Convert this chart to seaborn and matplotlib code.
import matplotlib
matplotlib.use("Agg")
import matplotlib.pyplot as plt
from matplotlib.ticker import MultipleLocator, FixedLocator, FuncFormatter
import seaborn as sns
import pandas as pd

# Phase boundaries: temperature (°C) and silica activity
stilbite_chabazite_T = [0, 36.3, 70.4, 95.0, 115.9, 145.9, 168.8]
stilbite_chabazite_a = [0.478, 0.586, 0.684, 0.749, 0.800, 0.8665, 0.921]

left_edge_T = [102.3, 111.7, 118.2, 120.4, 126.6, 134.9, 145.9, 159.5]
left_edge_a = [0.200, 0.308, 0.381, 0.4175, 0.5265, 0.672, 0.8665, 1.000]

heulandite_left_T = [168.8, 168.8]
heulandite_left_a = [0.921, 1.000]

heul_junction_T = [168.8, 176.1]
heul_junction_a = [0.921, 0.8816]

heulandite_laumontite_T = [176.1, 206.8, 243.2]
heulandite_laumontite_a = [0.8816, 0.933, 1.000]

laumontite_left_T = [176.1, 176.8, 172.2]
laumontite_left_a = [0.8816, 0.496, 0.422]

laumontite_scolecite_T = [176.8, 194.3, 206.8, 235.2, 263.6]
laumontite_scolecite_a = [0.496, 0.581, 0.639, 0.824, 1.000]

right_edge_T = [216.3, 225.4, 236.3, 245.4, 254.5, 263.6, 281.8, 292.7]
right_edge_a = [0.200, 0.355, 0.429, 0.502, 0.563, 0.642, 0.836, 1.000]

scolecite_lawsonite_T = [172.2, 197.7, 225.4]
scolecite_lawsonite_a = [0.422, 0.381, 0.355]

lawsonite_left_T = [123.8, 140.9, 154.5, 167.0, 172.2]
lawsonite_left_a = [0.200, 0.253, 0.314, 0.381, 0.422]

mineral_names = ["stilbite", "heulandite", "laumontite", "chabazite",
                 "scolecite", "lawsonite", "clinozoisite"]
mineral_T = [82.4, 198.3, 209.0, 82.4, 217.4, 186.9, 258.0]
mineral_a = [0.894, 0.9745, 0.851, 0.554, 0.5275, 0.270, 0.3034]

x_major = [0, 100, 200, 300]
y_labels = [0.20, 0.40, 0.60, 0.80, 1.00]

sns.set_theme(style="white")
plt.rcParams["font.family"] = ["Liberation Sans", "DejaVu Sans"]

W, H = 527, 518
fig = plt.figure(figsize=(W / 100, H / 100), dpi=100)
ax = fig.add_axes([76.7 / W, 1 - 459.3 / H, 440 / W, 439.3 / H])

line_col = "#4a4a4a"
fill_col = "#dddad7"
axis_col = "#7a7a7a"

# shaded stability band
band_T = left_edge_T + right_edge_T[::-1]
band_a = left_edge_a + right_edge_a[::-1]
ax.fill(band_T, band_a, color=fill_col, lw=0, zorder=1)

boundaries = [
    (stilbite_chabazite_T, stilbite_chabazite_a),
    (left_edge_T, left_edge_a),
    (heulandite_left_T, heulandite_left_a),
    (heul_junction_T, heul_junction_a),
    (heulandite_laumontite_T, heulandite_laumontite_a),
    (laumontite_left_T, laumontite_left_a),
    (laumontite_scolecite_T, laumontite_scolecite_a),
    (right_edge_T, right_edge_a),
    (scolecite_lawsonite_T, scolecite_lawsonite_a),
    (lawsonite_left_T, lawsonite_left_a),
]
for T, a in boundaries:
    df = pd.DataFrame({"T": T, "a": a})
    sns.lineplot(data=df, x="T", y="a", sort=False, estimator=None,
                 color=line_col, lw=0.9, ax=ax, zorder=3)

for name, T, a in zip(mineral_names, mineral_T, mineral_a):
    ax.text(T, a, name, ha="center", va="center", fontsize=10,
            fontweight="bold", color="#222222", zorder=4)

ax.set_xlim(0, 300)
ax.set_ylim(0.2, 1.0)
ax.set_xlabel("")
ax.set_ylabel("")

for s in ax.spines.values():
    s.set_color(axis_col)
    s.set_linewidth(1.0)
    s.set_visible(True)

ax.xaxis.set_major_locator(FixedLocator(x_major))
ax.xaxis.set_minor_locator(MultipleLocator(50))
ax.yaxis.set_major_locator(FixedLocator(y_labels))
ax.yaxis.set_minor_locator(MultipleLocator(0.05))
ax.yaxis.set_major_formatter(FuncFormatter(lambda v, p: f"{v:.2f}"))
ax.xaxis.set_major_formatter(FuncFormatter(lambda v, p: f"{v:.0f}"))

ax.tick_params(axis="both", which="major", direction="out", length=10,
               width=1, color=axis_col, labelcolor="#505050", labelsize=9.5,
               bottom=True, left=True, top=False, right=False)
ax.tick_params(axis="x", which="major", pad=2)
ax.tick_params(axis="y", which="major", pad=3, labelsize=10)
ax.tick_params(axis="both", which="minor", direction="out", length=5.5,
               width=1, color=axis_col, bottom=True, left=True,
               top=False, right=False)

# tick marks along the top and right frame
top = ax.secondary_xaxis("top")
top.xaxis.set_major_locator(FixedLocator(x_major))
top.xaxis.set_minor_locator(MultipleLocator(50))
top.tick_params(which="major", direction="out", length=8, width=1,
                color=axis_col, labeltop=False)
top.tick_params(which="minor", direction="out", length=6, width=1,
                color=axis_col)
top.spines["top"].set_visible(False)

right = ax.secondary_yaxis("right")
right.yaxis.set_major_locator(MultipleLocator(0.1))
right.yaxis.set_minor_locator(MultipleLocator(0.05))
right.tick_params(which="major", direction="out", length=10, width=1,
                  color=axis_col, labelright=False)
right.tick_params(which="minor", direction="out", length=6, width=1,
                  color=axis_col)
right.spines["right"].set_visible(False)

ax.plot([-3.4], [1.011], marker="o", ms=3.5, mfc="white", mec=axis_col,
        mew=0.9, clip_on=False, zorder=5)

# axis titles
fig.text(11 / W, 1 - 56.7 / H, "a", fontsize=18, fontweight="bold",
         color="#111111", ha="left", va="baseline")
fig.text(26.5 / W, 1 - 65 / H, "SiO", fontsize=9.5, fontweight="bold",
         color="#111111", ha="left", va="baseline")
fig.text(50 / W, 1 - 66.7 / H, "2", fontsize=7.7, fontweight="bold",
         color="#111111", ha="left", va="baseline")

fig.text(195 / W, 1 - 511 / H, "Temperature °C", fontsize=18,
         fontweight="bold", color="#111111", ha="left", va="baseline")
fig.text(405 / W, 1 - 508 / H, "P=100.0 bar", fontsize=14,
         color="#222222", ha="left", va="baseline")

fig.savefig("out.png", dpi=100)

* * *

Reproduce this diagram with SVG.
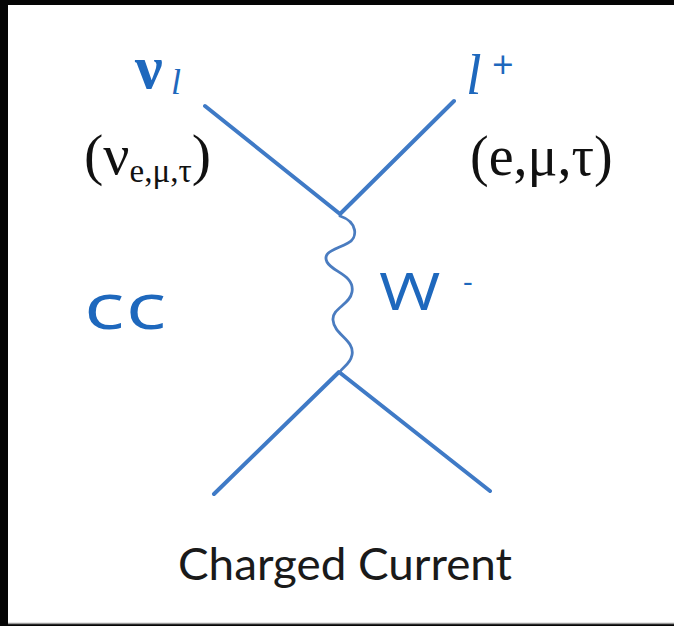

◆ **Exercise description**:
Each line from the one bearing "Convert this chart" through the one bearing "import pandas as pd" is to be duplicated without change; all remaining lines are to be left out.

◆ **Solution to the exercise**:
Convert this chart to seaborn and matplotlib code.
import matplotlib
matplotlib.use("Agg")
import matplotlib.pyplot as plt
from matplotlib.ticker import MultipleLocator, FixedLocator, FuncFormatter
import seaborn as sns
import pandas as pd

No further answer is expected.